- **Exercise directions**: Extract, without alteration, each line from the start of the listing to the line bearing "from bokeh.resources import INLINE".
§ §
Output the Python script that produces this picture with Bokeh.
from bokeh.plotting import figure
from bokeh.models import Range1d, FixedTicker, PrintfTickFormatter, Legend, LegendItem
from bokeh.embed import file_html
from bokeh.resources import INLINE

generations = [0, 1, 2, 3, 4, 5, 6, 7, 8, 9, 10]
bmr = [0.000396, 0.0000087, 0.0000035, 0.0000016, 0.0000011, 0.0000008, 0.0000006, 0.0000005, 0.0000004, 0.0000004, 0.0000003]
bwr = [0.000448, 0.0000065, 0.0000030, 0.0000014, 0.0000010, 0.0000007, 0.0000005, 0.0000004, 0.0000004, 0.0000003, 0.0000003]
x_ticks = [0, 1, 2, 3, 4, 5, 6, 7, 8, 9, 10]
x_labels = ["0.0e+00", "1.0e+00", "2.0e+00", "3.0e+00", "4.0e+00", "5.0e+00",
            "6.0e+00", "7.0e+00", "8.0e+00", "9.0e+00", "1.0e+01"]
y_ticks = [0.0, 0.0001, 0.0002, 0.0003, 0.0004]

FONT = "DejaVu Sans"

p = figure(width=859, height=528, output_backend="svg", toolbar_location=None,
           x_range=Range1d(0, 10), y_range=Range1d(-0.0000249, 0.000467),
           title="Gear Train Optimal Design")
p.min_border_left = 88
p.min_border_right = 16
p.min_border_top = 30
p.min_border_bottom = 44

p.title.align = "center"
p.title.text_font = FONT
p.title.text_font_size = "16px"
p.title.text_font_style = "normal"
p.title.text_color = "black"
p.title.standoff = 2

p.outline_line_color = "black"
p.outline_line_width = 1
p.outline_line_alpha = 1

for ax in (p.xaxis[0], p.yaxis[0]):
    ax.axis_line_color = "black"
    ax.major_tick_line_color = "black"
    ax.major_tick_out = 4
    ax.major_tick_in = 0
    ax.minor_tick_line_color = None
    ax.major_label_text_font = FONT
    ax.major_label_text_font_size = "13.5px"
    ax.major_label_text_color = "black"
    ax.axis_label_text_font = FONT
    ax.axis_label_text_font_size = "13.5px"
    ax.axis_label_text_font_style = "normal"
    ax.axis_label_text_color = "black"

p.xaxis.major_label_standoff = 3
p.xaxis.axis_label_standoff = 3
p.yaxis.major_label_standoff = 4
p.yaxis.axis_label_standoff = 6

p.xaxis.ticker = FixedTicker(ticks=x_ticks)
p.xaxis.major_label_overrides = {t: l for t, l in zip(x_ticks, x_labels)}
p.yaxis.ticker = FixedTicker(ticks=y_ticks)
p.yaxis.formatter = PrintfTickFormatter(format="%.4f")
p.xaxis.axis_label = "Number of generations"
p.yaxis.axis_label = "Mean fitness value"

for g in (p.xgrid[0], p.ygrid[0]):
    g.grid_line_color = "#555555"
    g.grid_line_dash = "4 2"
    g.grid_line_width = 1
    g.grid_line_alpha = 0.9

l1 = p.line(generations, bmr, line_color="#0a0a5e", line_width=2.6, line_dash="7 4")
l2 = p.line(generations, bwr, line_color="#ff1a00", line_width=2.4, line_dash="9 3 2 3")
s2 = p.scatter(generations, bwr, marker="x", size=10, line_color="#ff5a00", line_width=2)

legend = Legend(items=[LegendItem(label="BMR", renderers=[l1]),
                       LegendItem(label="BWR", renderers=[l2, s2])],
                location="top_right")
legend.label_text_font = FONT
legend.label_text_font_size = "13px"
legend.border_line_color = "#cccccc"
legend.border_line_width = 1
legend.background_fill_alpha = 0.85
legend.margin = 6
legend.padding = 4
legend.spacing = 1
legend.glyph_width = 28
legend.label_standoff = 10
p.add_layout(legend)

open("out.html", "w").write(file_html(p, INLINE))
§ §
- **Response to the exercise**:
Output the Python script that produces this picture with Bokeh.
from bokeh.plotting import figure
from bokeh.models import Range1d, FixedTicker, PrintfTickFormatter, Legend, LegendItem
from bokeh.embed import file_html
from bokeh.resources import INLINE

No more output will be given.